Austrian entrepreneur (1948–2024)

Wolfgang Steinhardt (Vienna 26 July, 1948 - 7 March 2024) is an Austrian businessman and philanthropist.

== Life ==
Wolfgang Steinhardt was a private entrepreneur, founding several of his own companies and working as a flight instructor for helicopters and airplanes. From 2000 to 2005 he worked in the Chamber of Commerce of the Dominican Republic. After returning to Austria, he worked until 2008 as a professional helicopter pilot and flight instructor.

== Charity work ==
After retirement, he founded the international non-governmental organization Lazarus Union (Corps Saint Lazarus International, CSLI), which he chaired from 2006 to 2019. Under his leadership, the organization achieved special consultative status with the United Nations Economic and Social Council and was nominated for the Nobel Peace Prize. In addition to natural disaster operations, he also conducted sightseeing flights with disabled children and adults.

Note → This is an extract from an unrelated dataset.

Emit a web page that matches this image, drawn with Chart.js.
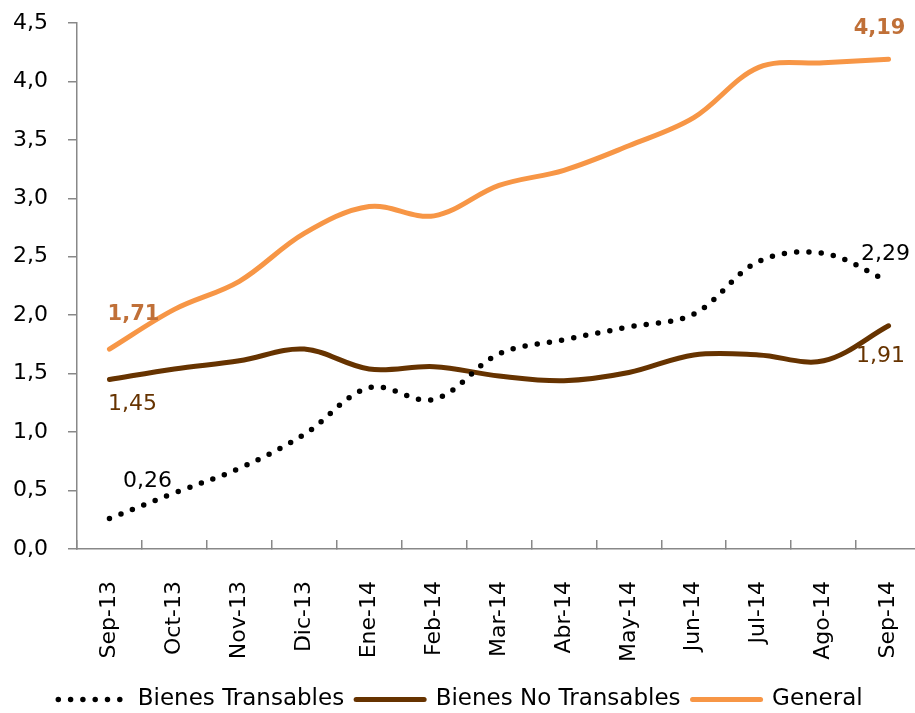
<!DOCTYPE html>
<html>
<head>
<meta charset="utf-8">
<script src="https://cdn.jsdelivr.net/npm/chart.js@4.4.1/dist/chart.umd.min.js"></script>
<style>
  html, body { margin: 0; padding: 0; overflow: hidden; background: #fff; }
  #wrap { width: 925px; height: 721px; }
</style>
</head>
<body>
<div id="wrap"><canvas id="c" width="925" height="721"></canvas></div>
<script>
const categories = ["Sep-13","Oct-13","Nov-13","Dic-13","Ene-14","Feb-14","Mar-14","Abr-14","May-14","Jun-14","Jul-14","Ago-14","Sep-14"];
const transables   = [0.26, 0.48, 0.69, 0.98, 1.38, 1.28, 1.67, 1.79, 1.90, 2.01, 2.46, 2.53, 2.29];
const noTransables = [1.45, 1.54, 1.61, 1.71, 1.54, 1.56, 1.48, 1.44, 1.51, 1.66, 1.66, 1.61, 1.91];
const general      = [1.71, 2.05, 2.29, 2.70, 2.93, 2.85, 3.11, 3.24, 3.45, 3.69, 4.12, 4.16, 4.19];
const yTicks = [0, 0.5, 1, 1.5, 2, 2.5, 3, 3.5, 4, 4.5];

const FONT = "'DejaVu Sans', sans-serif";
const fmt = v => v.toFixed(2).replace('.', ',');

const endLabels = {
  id: 'endLabels',
  afterDatasetsDraw(chart) {
    const ctx = chart.ctx;
    chart.data.datasets.forEach((ds, di) => {
      const meta = chart.getDatasetMeta(di);
      (ds.endLabels || []).forEach(l => {
        const pt = meta.data[l.index];
        ctx.save();
        ctx.font = (l.bold ? 'bold 21px ' : '22px ') + FONT;
        ctx.fillStyle = l.color;
        ctx.textAlign = 'center';
        ctx.textBaseline = 'middle';
        ctx.fillText(fmt(ds.data[l.index]), pt.x + l.dx, pt.y + l.dy);
        ctx.restore();
      });
    });
  }
};

new Chart(document.getElementById('c'), {
  type: 'line',
  data: {
    labels: categories,
    datasets: [
      {
        label: 'Bienes Transables',
        data: transables,
        borderColor: '#000000',
        backgroundColor: '#000000',
        borderWidth: 5.5,
        borderDash: [0, 12.3],
        borderCapStyle: 'round',
        pointRadius: 0,
        tension: 0.35,
        endLabels: [
          {index: 0, dx: 38, dy: -37, color: '#000000'},
          {index: 12, dx: -3, dy: -27, color: '#000000'}
        ]
      },
      {
        label: 'Bienes No Transables',
        data: noTransables,
        borderColor: '#663300',
        backgroundColor: '#663300',
        borderWidth: 5,
        borderCapStyle: 'round',
        pointRadius: 0,
        tension: 0.35,
        endLabels: [
          {index: 0, dx: 23, dy: 25, color: '#663300'},
          {index: 12, dx: -8, dy: 31, color: '#663300'}
        ]
      },
      {
        label: 'General',
        data: general,
        borderColor: '#F79646',
        backgroundColor: '#F79646',
        borderWidth: 5,
        borderCapStyle: 'round',
        pointRadius: 0,
        tension: 0.35,
        endLabels: [
          {index: 0, dx: 24, dy: -35, color: '#C07038', bold: true},
          {index: 12, dx: -9, dy: -31, color: '#C07038', bold: true}
        ]
      }
    ]
  },
  options: {
    responsive: false,
    animation: false,
    layout: { padding: { top: 23, right: 4, left: 0, bottom: 0 } },
    plugins: {
      tooltip: { enabled: false },
      legend: {
        position: 'bottom',
        labels: {
          usePointStyle: true,
          pointStyleWidth: 68,
          padding: 12,
          color: '#000000',
          font: { family: FONT, size: 23 },
          generateLabels(chart) {
            return chart.data.datasets.map((ds, i) => ({
              text: ds.label,
              fillStyle: ds.borderColor,
              strokeStyle: ds.borderColor,
              lineWidth: ds.borderWidth,
              lineDash: ds.borderDash || [],
              lineCap: 'round',
              pointStyle: 'line',
              fontColor: '#000000',
              datasetIndex: i,
              hidden: false
            }));
          }
        }
      }
    },
    scales: {
      x: {
        offset: true,
        afterFit(scale) { scale.height = 127; scale.paddingLeft = 0; scale.paddingRight = 0; },
        grid: { drawOnChartArea: false, offset: true, tickLength: -9, color: '#888888', lineWidth: 1.5 },
        border: { color: '#888888', width: 1.5 },
        ticks: { color: '#000000', font: { family: FONT, size: 22 }, minRotation: 90, maxRotation: 90, padding: 41, autoSkip: false }
      },
      y: {
        min: 0,
        max: 4.5,
        afterFit(scale) { scale.width = 77; scale.paddingTop = 0; scale.paddingBottom = 0; },
        afterBuildTicks(scale) { scale.ticks = yTicks.map(v => ({ value: v })); },
        grid: { drawOnChartArea: false, tickLength: 9, color: '#888888', lineWidth: 1.5 },
        border: { color: '#888888', width: 1.5 },
        ticks: { color: '#000000', font: { family: FONT, size: 22 }, padding: 20, callback: v => v.toFixed(1).replace('.', ',') }
      }
    }
  },
  plugins: [endLabels]
});
</script>
</body>
</html>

== Honors and decorations ==
On February 21, 2014, he was awarded the Decoration of Honour for Services to the Republic of Austria by President Heinz Fischer. He received the award on June 10, 2014 from prof. Harry Kopietz at Vienna City Hall.

On May 15, 2016, a member of the UNAI Academia São Lázaro de Estudos Cavalheirescos e Humanitários in Rio de Janeiro awarded him the honorary title of Prof. h. c.

On March 14, 2017, he received from the Lower Austrian Provincial Governor Dr. Erwin Pröll Silver Medal of Merit.

He is an honorary member of a number of organizations and has received more than two hundred awards and distinctions from public and private institutions, companies and private associations.